Locations of
Ivy League schools:
University of Pennsylvania:
Philadelphia, PA
Columbia University:
Manhattan, NY
Yale University:
New Haven, CT
Harvard University:
Cambridge, MA
Brown University:
Providence, RI
Princeton University:
Princeton, NJ
Cornell University:
Ithaca, NY
Dartmouth College:
Hanover, NH
While the Ivy League prides itself on its academics, its athletics teams are national powers in several sports, including lacrosse, soccer, field hockey, ice hockey and wrestling (and probably a few others too).
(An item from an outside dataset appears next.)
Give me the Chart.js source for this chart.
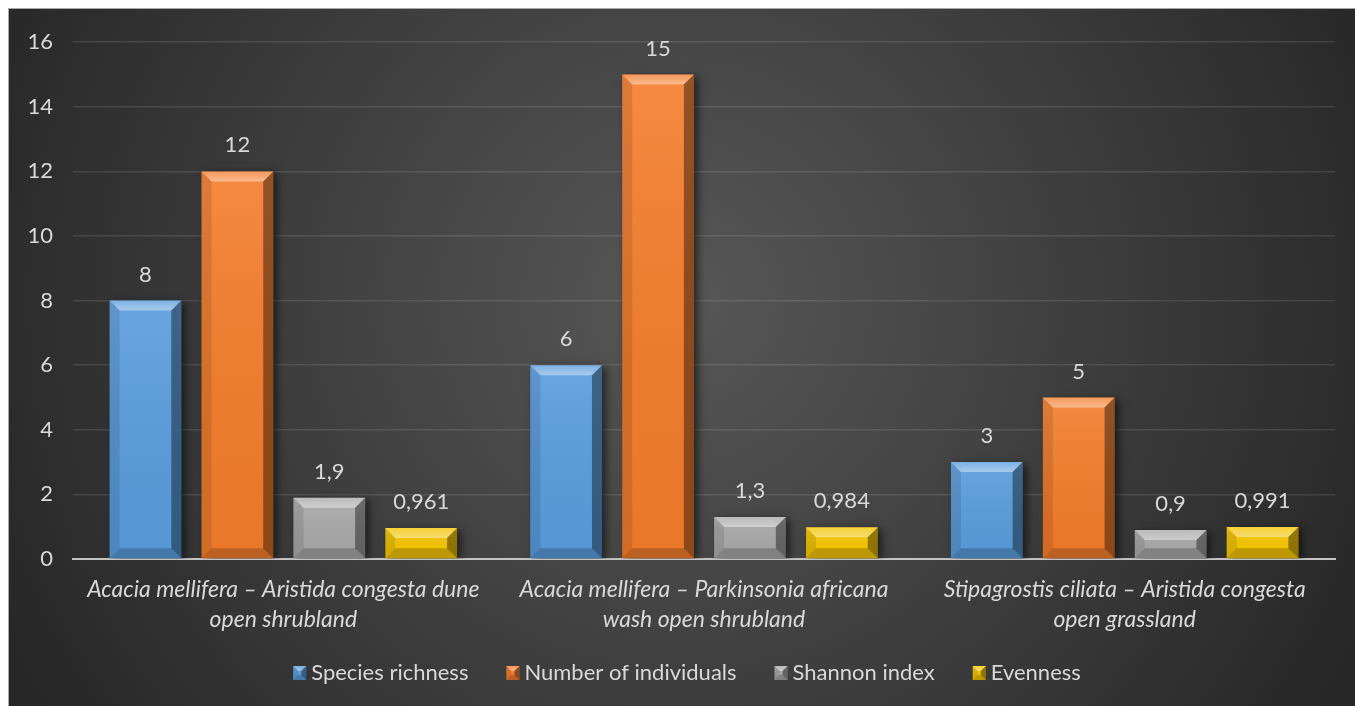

Sportswise, the Ivy League is also unique in a few ways. When the Pac-10 conference revives their conference tournament for men's basketball in 2002, that will leave the Ivy League as the only Division I conference to not have a postseason tournament. The regular season winner gets the bid to March Madness. That bid almost always goes to either Penn or Princeton, as one of the P's has won the conference every year, starting in 1969, except 1986 (Brown) and 1988 (Cornell).
Also, in football, the Ivy doesn't allow their champion to compete in the I-AA playoffs.
Both the lack of a basketball tournament and ban on postseason football play are because the Ivy League "powers that be" feel it would take student-athletes away from the classroom unnecessarily. Many within the universities view this train of thought as elitist and outdated.